Note that Jaynes's re-definition to Shannon entropy and KL divergence share the same formula, with only a difference in the minus sign. When $m(x)=1$, it returns Shannon's differential entropy. Therefore we can interprete Shannon differential entropy of a distribution as its discrepancy to the most humble testing distribution $m(x)=1$, i.e. a uniform distribution with everywhere $=1$.

> **Note:** Although people often refer KL divergence as some kind of "distance" (metric) between distributions, this is not a recognized by mathematicians since it
> 
> - Is not symmetric between $P$ and $Q$.
> - Do not satisfy the triangle inequality. 

## 3.3. Principle of maximum entropy - calculus of variations

(This part is purely for fun. If you don't understand a word, just skip it.)

Although it is possible to apply the principle of maximum entropy to continuous distribution, like what we did in the discrete cases, the math becomes way more complicate when the things we want to optimize are not numbers but continuous functions. Let's say the optimization is formulated as 

$$
\max_{f} H(f) \quad\quad \text{subject to }\quad g(f)=0
$$

But note that 
- $f=f(x)$ is a function that we have to vary.
- $H(f) = -\displaystyle \int_a^b f(x)\log f(x) \mathrm{d}x$ is the entropy "function of function" we want to optimize. 
- $g(f) = 0$ is another "function of function" that constraint $f(x)$. 

Mathematicians have actually invented the term "_functional_" to call these kinds of "function of function" which map a function to a number. And the field of optimizing a functional is called "_Calculus of variation_". 

The method of Lagrangian multiplier starts by writing a bigger functional that looks like the Lagrangian function in discrete case: 

$$
J(f,\lambda) = -\int_a^b f(x)\log f(x) \mathrm{d}x - \lambda \cdot g(f(x))
$$

If $J$ can be turned into something looks like $J(f,\lambda) = \int L[f(x)]\mathrm{d}x$, the "derivative" of $J$ with respect to $f$ can be formulated as 

\begin{align*}
\frac{\delta J}{\delta f} &\equiv \frac{\partial{L}}{\partial f} 
- \frac{\mathrm{d}}{\mathrm{d}x}\frac{\partial L}{\partial f'}
+ \frac{\mathrm{d}^2}{\mathrm{d}x^2}\frac{\partial L}{\partial f''}
- \frac{\mathrm{d}^3}{\mathrm{d}x^3}\frac{\partial L}{\partial f'''} + \cdots\\ 
&= \sum_{n=0}^\infty (-1)^n
\frac{\mathrm{d}^n}{\mathrm{d}x^n}
\frac{\partial L}{\partial f^{(n)}}
\end{align*}

for which $f$ and its $n$-th derivatives $f^{(n)}$ are treated like independent variables when carrying out differentiation. The equation is called the Euler-Lagrange equation, and the function $L$ is, somewhat unfortunately thanks to Lagrange's wisdom, also called a Lagrangian function. Finally, the optimal $f$ can be found by solving $\dfrac{\delta J}{\delta f} = 0$.
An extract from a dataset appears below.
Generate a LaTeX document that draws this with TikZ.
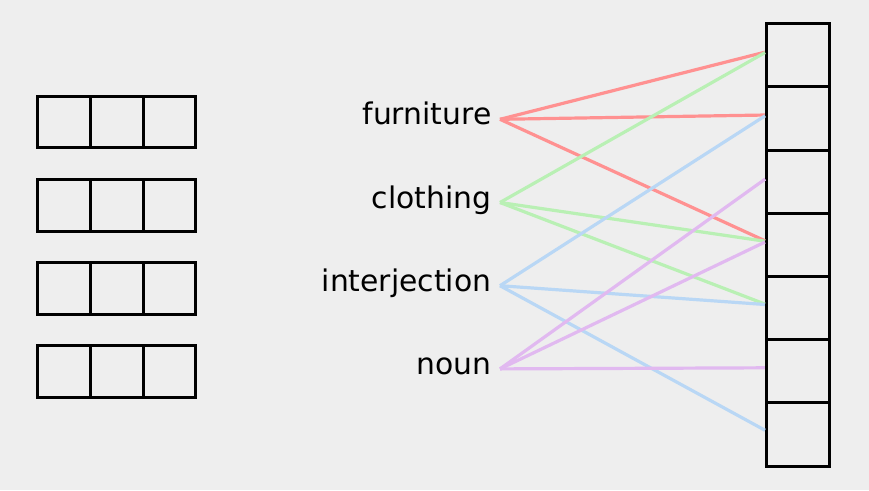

#### Example: A uniform prior

Suppose we have a continuous random variable $X$. If the only thing we know is that $X$ has non-zero value only within $[a,b]$, what can we say about its distribution $f(x)$?

**Solution.** The distribution is still subject to the normalization condition $\int_a^b f(x) \mathrm{d}x=1$. So the functional $J$ can be written as

$$
J(f,\lambda) = - \int_a^b f(x) \log f(x)\mathrm{d}x - \lambda\left[\int_a^b f(x)\mathrm{d}x-1\right]
$$

Thus the Lagrangian function is 

$$
L[f] = -f \log f -\lambda f + \frac{\lambda}{b-a}
$$

It contains no derivatives of $f(x)$, so only the first term remains in the differentiation:

$$
\frac{\delta J}{\delta f}=\frac{\mathrm{\partial}L}{\mathrm{\partial}f}=-\log f-1-\lambda
$$

By solving $\dfrac{\delta J}{\delta f}=0$, we can see that $f(x)=e^{-1-\lambda}$, which is independent of $x$. Substituting into the normalization condition: 

\begin{align*}
\int_a^b e^{-1-\lambda} \mathrm{d}x= (b-a)e^{-1-\lambda} &= 1 \\
e^{-1-\lambda} &= \frac{1}{b-a} = f(x)
\end{align*}

which is a pretty intuitive solution - If we know nothing about a continuous variable except its range $[a,b]$, it is the most objective to believe it is distributed in the range uniformly, i.e. $f(x)=\dfrac{1}{b-a}$.